The ARCHIVE Utility
March 22, 2006 Ted Holt
The code associated with this story is available for download here.
I’m happy to present a utility I wrote that has proved to be useful to my employer. It’s called ARCHIVE, and it provides an easy way to make a backup copy of a physical file member, just in case something goes wrong during a job.
Before I present the ARCHIVE utility, let me explain why I wrote it. In a perfect world, all database files would be journaled and all database-processing programs would run under commitment control. If anything were to be found amiss–which would never happen in a perfect world–the changes would be backed out of the database, as if the program had never run. However, this is not a perfect world. Many iSeries shops run software systems that were designed before journaling was available (or at least before anybody learned how to make it work.) Retrofitting journaling and commitment control into an old application is not an easy task, nor is it as critical as most of the projects that users dream up for us to do.
It’s also good to consider that rollback is not always a viable option. Sometimes things go wrong, but no one finds out that the bad database changes took place until after other, good database changes have occurred. In such cases, the best one can often do is to list the changes that took place and reverse the database changes by hand through the application.
A common practice that I have seen and used is to copy a database file member to a backup file at a critical point in a job stream, perhaps before updates take place or the file is cleared.
CPYF FROMFILE(SOMEFILE) + TOFILE(SOMEFILEBK) + MBROPT(*REPLACE) MONMSG MSGID(CPF2817) + EXEC(CLRPFM SOMEFILEBK) /* SOMEFILE IS EMPTY */
In this example, a program runs that updates file SOMEFILE. File SOMEFILEBK contains the data of SOMEFILE as it was before the updates took place. If there are questions about the data, a user can query SOMEFILEBK.

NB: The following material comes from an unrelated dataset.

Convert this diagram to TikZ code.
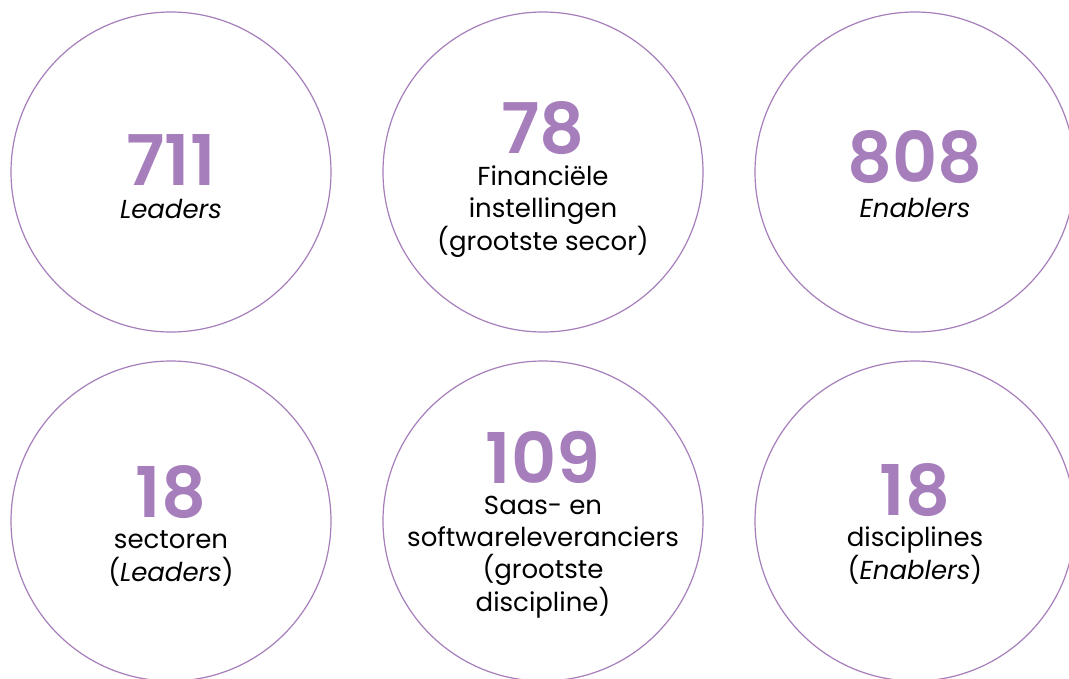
\documentclass[tikz,border=0pt]{standalone}
\usepackage{fontspec}
\setmainfont{Poppins}[UprightFont=*, ItalicFont=* Italic, BoldFont=* SemiBold, BoldFeatures={Numbers=Proportional}]
\usetikzlibrary{positioning}
\definecolor{statpurple}{HTML}{A67EBB}
\tikzset{
  ring/.style={circle,draw=statpurple,line width=1.2pt,minimum size=320pt,inner sep=0pt},
  bignum/.style={anchor=base,text=statpurple,inner sep=0pt,font=\fontsize{70}{70}\selectfont\bfseries},
  numtext/.style={anchor=base,align=center,inner sep=0pt,font=\fontsize{26}{32.3}\selectfont}
}

\begin{document}
\begin{tikzpicture}[x=1pt,y=-1pt] % key figures
        \clip (0,0) rectangle (1069,678);
        % top row
        \node[ring] (r1) at (171,172) {};
        \node[ring] (r2) at (543,172) {};
        \node[ring] (r3) at (915,172) {};
        % bottom row
        \node[ring] (r4) at (171,521) {};
        \node[ring] (r5) at (543,521) {};
        \node[ring] (r6) at (915,521) {};
        % numbers
        \node[bignum] (n1) at (171,185) {711};
        \node[bignum] (n2) at (543,153) {78};
        \node[bignum] (n3) at (915,182) {808};
        \node[bignum] (n4) at (171,517) {18};
        \node[bignum] (n5) at (543,483) {109};
        \node[bignum] (n6) at (915,515) {18};
        % texts (base = last line)
        \node[numtext] (t1) at (171,218) {\textit{Leaders}};
        \node[numtext] (t2) at (543,250) {Financiële\\instellingen\\(grootste secor)};
        \node[numtext] (t3) at (915,217) {\textit{Enablers}};
        \node[numtext] (t4) at (171,581) {sectoren\\(\textit{Leaders})};
        \node[numtext] (t5) at (543,611) {Saas- en\\softwareleveranciers\\(grootste\\discipline)};
        \node[numtext] (t6) at (915,579) {disciplines\\(\textit{Enablers})};
\end{tikzpicture}
\end{document}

The CPYF approach is fine, but limited in that only one backup is retained. Sometimes it is good to have the last several versions of a file. And that is why I wrote ARCHIVE. It provides an easy way to keep one or more versions of a database file.
The ARCHIVE utility consists of two objects: a command named ARCHIVE and a CL program named ARCHIVECL. The ARCHIVE command has the following parameters.
By default, you backup the first member of a file into a new member of the archive file. The last parameter tells the name of the new archive member. You can backup to a certain member. For example, you might backup to member B4ME, before month-end, during month-end processing. But if you use the default value, *GEN, the ARCHIVE utility will create a member name. It looks like garbage, but the file-member comment tells the name and library of the saved file and the date and time when it was archived.
Suppose you have a transaction file named XACTS that you want to back up during a batch run. First, create the archive file.
CRTDUPOBJ OBJ(XACTS) + FROMLIB(SOMELIB) + OBJTYPE(*FILE) + TOLIB(*FROMLIB) + NEWOBJ(XACTSARC)
Second, tell the archive file how many backups it is to hold. In this example, I assume 35 backups.
CHGPF FILE(SOMELIB/XACTSARC) MAXMBRS(35)
Last, add the archive command to your application at the appropriate place.
ARCHIVE FILE(SOMEFILE) ARCHIVE(SOMEFILEBK)
Now when you arrive at work only to find that the nightly accounts receivable update messed up the balance that customer XYZ owes your company, you’ll be able to go through the archives for clues.
We’ve been using this program since 2006, but just come to light that there is a bug! Date format is not checked for Day portion, meaning that it doesn’t generate member name correctly for date formats other than MDY.